From juicy burgers and stuffed tacos to creamy pasta and thin-crust pizza, the dishes are just the type of food we have all been craving in lockdown, albeit often with a fresh twist that elevates each meal and proves fast doesn’t have to mean unhealthy.

And Rebecca admits it’s been “quite a privilege” to help bring joy to people’s lives through her recipes, which have ultimately been created to make the diner feel happy in a hurry.

She said: “Fundamentally, the ethos that Leon and I share is that we want to make people’s lives better, easier and healthier.

“And I think we all agree that eating joyful food is the way into that mindset – we are always looking for food that makes people feel nourished in all the senses of the word.”

Each recipe in Happy Fast Food is also labelled with a clever key, outlining whether the recipe is suitable for those with dietary requirements, such as gluten-free, dairy-free, vegan or free-from nuts, and often include suggestions for easy substitutions.

What’s more, there’s lots of handy kitchen hacks to make cooking easier, which Rebecca describes as her “little cheats”, such as using roasted peppers from a jar or pre-cooked pulses to speed up the process of getting food from pan to plate.

And while Rebecca describes creating recipes and writing about food as an amazing dream job, she does admit there are some pitfalls when it comes to developing a new cookbook – something her husband, Steve, knows only too well.

“When we’re in the development process, sometimes we have to make the same things over and over again, so it can be a case of, ‘Oh great, sweetcorn burgers… again,’” she laughed.

“My husband photographs the food for the books, too, and with the curry book (Leon Happy Curries, 2018) we went almost immediately from me developing the recipes to Steve photographing all the dishes made by food stylists.

“So, there was a four-month period where we really didn’t eat anything except for curries. We did get to a point where we were like, ‘OK, actually, I need to have a little bit of a break’.

“But we try to avoid food waste and share leftovers with friends and neighbours, which I think they appreciate!”

Leon Happy Fast Food by Rebecca Seal, Jack Burke & John Vincent, published by Conran Octopus, £16.99, is out now.

Super fast pizza

When we heard about pizza with a 10-minute rise, we were dubious, but this really works. The trick is to use fast-acting easy-blend (or instant) dried yeast.
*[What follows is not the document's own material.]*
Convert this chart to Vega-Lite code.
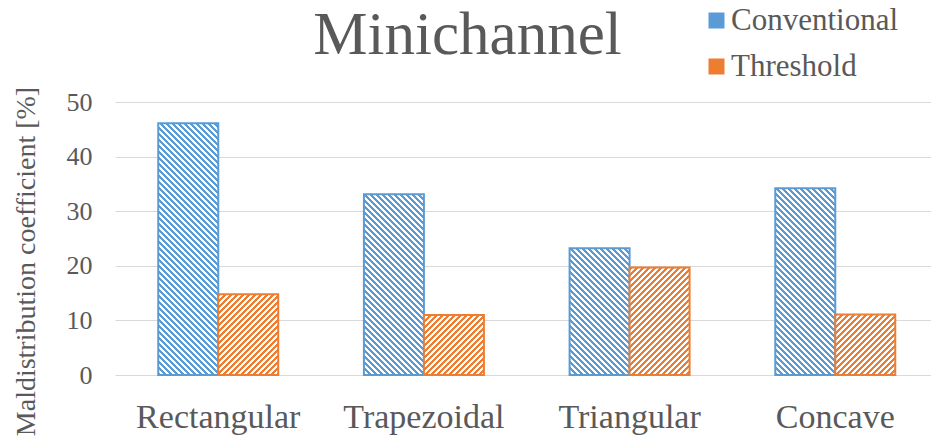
{
  "$schema": "https://vega.github.io/schema/vega-lite/v6.json",
  "width": 816,
  "height": 273,
  "autosize": {"type": "none"},
  "padding": {"left": 115, "top": 102, "right": 0, "bottom": 62},
  "background": "white",
  "params": [
    {"name": "hs", "value": [
      {"offset":0,"color":"transparent"},{"offset":0.009375,"color":"transparent"},{"offset":0.009375,"color":"#fff"},{"offset":0.01875,"color":"#fff"},
      {"offset":0.01875,"color":"transparent"},{"offset":0.028125,"color":"transparent"},{"offset":0.028125,"color":"#fff"},{"offset":0.0375,"color":"#fff"},
      {"offset":0.0375,"color":"transparent"},{"offset":0.046875,"color":"transparent"},{"offset":0.046875,"color":"#fff"},{"offset":0.05625,"color":"#fff"},
      {"offset":0.05625,"color":"transparent"},{"offset":0.065625,"color":"transparent"},{"offset":0.065625,"color":"#fff"},{"offset":0.075,"color":"#fff"},
      {"offset":0.075,"color":"transparent"},{"offset":0.084375,"color":"transparent"},{"offset":0.084375,"color":"#fff"},{"offset":0.09375,"color":"#fff"},
      {"offset":0.09375,"color":"transparent"},{"offset":0.103125,"color":"transparent"},{"offset":0.103125,"color":"#fff"},{"offset":0.1125,"color":"#fff"},
      {"offset":0.1125,"color":"transparent"},{"offset":0.121875,"color":"transparent"},{"offset":0.121875,"color":"#fff"},{"offset":0.13125,"color":"#fff"},
      {"offset":0.13125,"color":"transparent"},{"offset":0.140625,"color":"transparent"},{"offset":0.140625,"color":"#fff"},{"offset":0.15,"color":"#fff"},
      {"offset":0.15,"color":"transparent"},{"offset":0.159375,"color":"transparent"},{"offset":0.159375,"color":"#fff"},{"offset":0.16875,"color":"#fff"},
      {"offset":0.16875,"color":"transparent"},{"offset":0.178125,"color":"transparent"},{"offset":0.178125,"color":"#fff"},{"offset":0.1875,"color":"#fff"},
      {"offset":0.1875,"color":"transparent"},{"offset":0.196875,"color":"transparent"},{"offset":0.196875,"color":"#fff"},{"offset":0.20625,"color":"#fff"},
      {"offset":0.20625,"color":"transparent"},{"offset":0.215625,"color":"transparent"},{"offset":0.215625,"color":"#fff"},{"offset":0.225,"color":"#fff"},
      {"offset":0.225,"color":"transparent"},{"offset":0.234375,"color":"transparent"},{"offset":0.234375,"color":"#fff"},{"offset":0.24375,"color":"#fff"},
      {"offset":0.24375,"color":"transparent"},{"offset":0.253125,"color":"transparent"},{"offset":0.253125,"color":"#fff"},{"offset":0.2625,"color":"#fff"},
      {"offset":0.2625,"color":"transparent"},{"offset":0.271875,"color":"transparent"},{"offset":0.271875,"color":"#fff"},{"offset":0.28125,"color":"#fff"},
      {"offset":0.28125,"color":"transparent"},{"offset":0.290625,"color":"transparent"},{"offset":0.290625,"color":"#fff"},{"offset":0.3,"color":"#fff"},
      {"offset":0.3,"color":"transparent"},{"offset":0.309375,"color":"transparent"},{"offset":0.309375,"color":"#fff"},{"offset":0.31875,"color":"#fff"},
      {"offset":0.31875,"color":"transparent"},{"offset":0.328125,"color":"transparent"},{"offset":0.328125,"color":"#fff"},{"offset":0.3375,"color":"#fff"},
      {"offset":0.3375,"color":"transparent"},{"offset":0.346875,"color":"transparent"},{"offset":0.346875,"color":"#fff"},{"offset":0.35625,"color":"#fff"},
      {"offset":0.35625,"color":"transparent"},{"offset":0.365625,"color":"transparent"},{"offset":0.365625,"color":"#fff"},{"offset":0.375,"color":"#fff"},
      {"offset":0.375,"color":"transparent"},{"offset":0.384375,"color":"transparent"},{"offset":0.384375,"color":"#fff"},{"offset":0.39375,"color":"#fff"},
      {"offset":0.39375,"color":"transparent"},{"offset":0.403125,"color":"transparent"},{"offset":0.403125,"color":"#fff"},{"offset":0.4125,"color":"#fff"},
      {"offset":0.4125,"color":"transparent"},{"offset":0.421875,"color":"transparent"},{"offset":0.421875,"color":"#fff"},{"offset":0.43125,"color":"#fff"},
      {"offset":0.43125,"color":"transparent"},{"offset":0.440625,"color":"transparent"},{"offset":0.440625,"color":"#fff"},{"offset":0.45,"color":"#fff"},
      {"offset":0.45,"color":"transparent"},{"offset":0.459375,"color":"transparent"},{"offset":0.459375,"color":"#fff"},{"offset":0.46875,"color":"#fff"},
      {"offset":0.46875,"color":"transparent"},{"offset":0.478125,"color":"transparent"},{"offset":0.478125,"color":"#fff"},{"offset":0.4875,"color":"#fff"},
      {"offset":0.4875,"color":"transparent"},{"offset":0.496875,"color":"transparent"},{"offset":0.496875,"color":"#fff"},{"offset":0.50625,"color":"#fff"},
      {"offset":0.50625,"color":"transparent"},{"offset":0.515625,"color":"transparent"},{"offset":0.515625,"color":"#fff"},{"offset":0.525,"color":"#fff"},
      {"offset":0.525,"color":"transparent"},{"offset":0.534375,"color":"transparent"},{"offset":0.534375,"color":"#fff"},{"offset":0.54375,"color":"#fff"},
      {"offset":0.54375,"color":"transparent"},{"offset":0.553125,"color":"transparent"},{"offset":0.553125,"color":"#fff"},{"offset":0.5625,"color":"#fff"},
      {"offset":0.5625,"color":"transparent"},{"offset":0.571875,"color":"transparent"},{"offset":0.571875,"color":"#fff"},{"offset":0.58125,"color":"#fff"},
      {"offset":0.58125,"color":"transparent"},{"offset":0.590625,"color":"transparent"},{"offset":0.590625,"color":"#fff"},{"offset":0.6,"color":"#fff"},
      {"offset":0.6,"color":"transparent"},{"offset":0.609375,"color":"transparent"},{"offset":0.609375,"color":"#fff"},{"offset":0.61875,"color":"#fff"},
      {"offset":0.61875,"color":"transparent"},{"offset":0.628125,"color":"transparent"},{"offset":0.628125,"color":"#fff"},{"offset":0.6375,"color":"#fff"},
      {"offset":0.6375,"color":"transparent"},{"offset":0.646875,"color":"transparent"},{"offset":0.646875,"color":"#fff"},{"offset":0.65625,"color":"#fff"},
      {"offset":0.65625,"color":"transparent"},{"offset":0.665625,"color":"transparent"},{"offset":0.665625,"color":"#fff"},{"offset":0.675,"color":"#fff"},
      {"offset":0.675,"color":"transparent"},{"offset":0.684375,"color":"transparent"},{"offset":0.684375,"color":"#fff"},{"offset":0.69375,"color":"#fff"},
      {"offset":0.69375,"color":"transparent"},{"offset":0.703125,"color":"transparent"},{"offset":0.703125,"color":"#fff"},{"offset":0.7125,"color":"#fff"},
      {"offset":0.7125,"color":"transparent"},{"offset":0.721875,"color":"transparent"},{"offset":0.721875,"color":"#fff"},{"offset":0.73125,"color":"#fff"},
      {"offset":0.73125,"color":"transparent"},{"offset":0.740625,"color":"transparent"},{"offset":0.740625,"color":"#fff"},{"offset":0.75,"color":"#fff"},
      {"offset":0.75,"color":"transparent"},{"offset":0.759375,"color":"transparent"},{"offset":0.759375,"color":"#fff"},{"offset":0.76875,"color":"#fff"},
      {"offset":0.76875,"color":"transparent"},{"offset":0.778125,"color":"transparent"},{"offset":0.778125,"color":"#fff"},{"offset":0.7875,"color":"#fff"},
      {"offset":0.7875,"color":"transparent"},{"offset":0.796875,"color":"transparent"},{"offset":0.796875,"color":"#fff"},{"offset":0.80625,"color":"#fff"},
      {"offset":0.80625,"color":"transparent"},{"offset":0.815625,"color":"transparent"},{"offset":0.815625,"color":"#fff"},{"offset":0.825,"color":"#fff"},
      {"offset":0.825,"color":"transparent"},{"offset":0.834375,"color":"transparent"},{"offset":0.834375,"color":"#fff"},{"offset":0.84375,"color":"#fff"},
      {"offset":0.84375,"color":"transparent"},{"offset":0.853125,"color":"transparent"},{"offset":0.853125,"color":"#fff"},{"offset":0.8625,"color":"#fff"},
      {"offset":0.8625,"color":"transparent"},{"offset":0.871875,"color":"transparent"},{"offset":0.871875,"color":"#fff"},{"offset":0.88125,"color":"#fff"},
      {"offset":0.88125,"color":"transparent"},{"offset":0.890625,"color":"transparent"},{"offset":0.890625,"color":"#fff"},{"offset":0.9,"color":"#fff"},
      {"offset":0.9,"color":"transparent"},{"offset":0.909375,"color":"transparent"},{"offset":0.909375,"color":"#fff"},{"offset":0.91875,"color":"#fff"},
      {"offset":0.91875,"color":"transparent"},{"offset":0.928125,"color":"transparent"},{"offset":0.928125,"color":"#fff"},{"offset":0.9375,"color":"#fff"},
      {"offset":0.9375,"color":"transparent"},{"offset":0.946875,"color":"transparent"},{"offset":0.946875,"color":"#fff"},{"offset":0.95625,"color":"#fff"},
      {"offset":0.95625,"color":"transparent"},{"offset":0.965625,"color":"transparent"},{"offset":0.965625,"color":"#fff"},{"offset":0.975,"color":"#fff"},
      {"offset":0.975,"color":"transparent"},{"offset":0.984375,"color":"transparent"},{"offset":0.984375,"color":"#fff"},{"offset":0.99375,"color":"#fff"},
      {"offset":0.99375,"color":"transparent"},{"offset":1,"color":"transparent"}
    ]}
  ],
  "title": {
    "text": "Minichannel",
    "font": "Liberation Serif, Times New Roman, Times, serif",
    "fontSize": 61,
    "fontWeight": "normal",
    "color": "#595959",
    "anchor": "middle",
    "frame": "group",
    "baseline": "alphabetic",
    "offset": -110,
    "dx": -55.5
  },
  "data": {
    "values": [
      {"shape": "Rectangular", "series": "Conventional", "value": 46.1},
      {"shape": "Rectangular", "series": "Threshold", "value": 14.8},
      {"shape": "Trapezoidal", "series": "Conventional", "value": 33.1},
      {"shape": "Trapezoidal", "series": "Threshold", "value": 11.0},
      {"shape": "Triangular", "series": "Conventional", "value": 23.2},
      {"shape": "Triangular", "series": "Threshold", "value": 19.7},
      {"shape": "Concave", "series": "Conventional", "value": 34.2},
      {"shape": "Concave", "series": "Threshold", "value": 11.1}
    ]
  },
  "encoding": {
    "x": {
      "field": "shape",
      "type": "nominal",
      "sort": ["Rectangular", "Trapezoidal", "Triangular", "Concave"],
      "scale": {"paddingInner": 0.4166, "paddingOuter": 0.192, "align": 0.5475},
      "axis": {
        "title": null,
        "labelAngle": 0,
        "labelFont": "Liberation Serif, Times New Roman, Times, serif",
        "labelFontSize": 34,
        "labelColor": "#595959",
        "labelPadding": 25,
        "ticks": false,
        "domain": false,
        "grid": false
      }
    },
    "xOffset": {
      "field": "series",
      "type": "nominal",
      "sort": ["Conventional", "Threshold"],
      "scale": {"paddingInner": 0, "paddingOuter": 0}
    },
    "y": {
      "field": "value",
      "type": "quantitative",
      "scale": {"domain": [0, 50], "nice": false},
      "axis": {
        "values": [0, 10, 20, 30, 40, 50],
        "title": "Maldistribution coefficient [%]",
        "titleFont": "Liberation Serif, Times New Roman, Times, serif",
        "titleFontSize": 28,
        "titleFontWeight": "normal",
        "titleColor": "#595959",
        "titleX": -89,
        "titleY": 159,
        "titleBaseline": "middle",
        "labelFont": "Liberation Serif, Times New Roman, Times, serif",
        "labelFontSize": 26,
        "labelColor": "#595959",
        "labelPadding": 23,
        "ticks": false,
        "domain": false,
        "grid": true,
        "gridColor": "#D9D9D9",
        "gridWidth": 1
      }
    }
  },
  "layer": [
    {
      "mark": {"type": "bar"},
      "encoding": {
        "color": {
          "field": "series",
          "type": "nominal",
          "scale": {"domain": ["Conventional", "Threshold"], "range": ["#5B9BD5", "#ED7D31"]},
          "legend": {
            "title": null,
            "orient": "none",
            "legendX": 586,
            "legendY": -97,
            "padding": 0,
            "symbolType": "square",
            "symbolSize": 256,
            "symbolStrokeWidth": 0,
            "labelFont": "Liberation Serif, Times New Roman, Times, serif",
            "labelFontSize": 31,
            "labelColor": "#595959",
            "labelOffset": -1,
            "labelLimit": 400,
            "rowPadding": 14
          }
        }
      }
    },
    {
      "mark": {
        "type": "bar",
        "strokeWidth": 2,
        "fill": {"expr": "{gradient:'linear',x1:0,y1:datum.series=='Conventional'?1:0,x2:19200/(3600+pow(5.46*datum.value,2)),y2:datum.series=='Conventional'?1-320*5.46*datum.value/(3600+pow(5.46*datum.value,2)):320*5.46*datum.value/(3600+pow(5.46*datum.value,2)),stops:hs}"}
      },
      "encoding": {
        "stroke": {
          "field": "series",
          "type": "nominal",
          "scale": {"domain": ["Conventional", "Threshold"], "range": ["#5B9BD5", "#ED7D31"]},
          "legend": null
        }
      }
    }
  ],
  "config": {
    "view": {"stroke": null},
    "font": "Liberation Serif, Times New Roman, Times, serif"
  }
}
Makes: 2. Cooking time: 20-28 mins.

You’ll need:

  • 175ml passata
  • 1 clove garlic, crushed
  • 2 tspn olive oil
  • Pinch of salt
  • Pinch of dried oregano
  • 2 balls of mozzarella, drained and sliced or torn into small chunks
  • Toppings of your choice: sliced chorizo or pepperoni and pickled chilli peppers; goats’ cheese with walnuts; artichokes (from a jar) with capers
  • Polenta/cornmeal, for dusting
  • Extra-virgin olive oil, to serve
  • For the dough:
  • 250g plain flour, plus extra for dusting
  • 250g “00” pasta flour
  • 2 tspn fast-acting easy-blend dried yeast
  • 1 tspn caster sugar
  • 1 tspn salt
  • 250ml warm water
  • 1½ tbsp olive oil


  1. As early as possible, heat oven to its highest setting and place a pizza stone or a couple of upturned baking trays in to heat up.
  2. Mix together the dough ingredients with a spoon in a large bowl. Then knead with your hands for 5 minutes, into a smooth, elastic dough. Place back in the bowl and set aside somewhere warm for 10 minutes. It should feel slightly puffy when ready.
  3. Make the sauce by mixing together the passata, garlic, olive oil, salt and oregano. Prepare any toppings.
  4. When ready, divide the dough into two equal balls, then either stretch one out, using your knuckles under the dough to gently shape and thin the dough, or roll out into a 30cm disc (rolling means less to no crust, so stretching is better, but requires practice; ours are often a bit wonky).
  5. Remove the hot stone or one of the baking trays from the oven and dust it with polenta/cornmeal. Slide the dough base on to the stone using your hands and a large spatula.
  6. Working fast, use the back of a spoon to smear 3–4 tablespoons of sauce very thinly over the base (too thick and the base will be soggy). Dot the cheese sparingly over the sauce and add any remaining toppings over the top.
  7. Cook for 10–14 minutes.
  8. Remove from the oven and check the base is firm and pale gold. Transfer the pizza to a board, before repeating with the remaining dough and toppings.
  9. The crust may be crunchy, so we like to brush it with a little extra virgin olive oil before serving.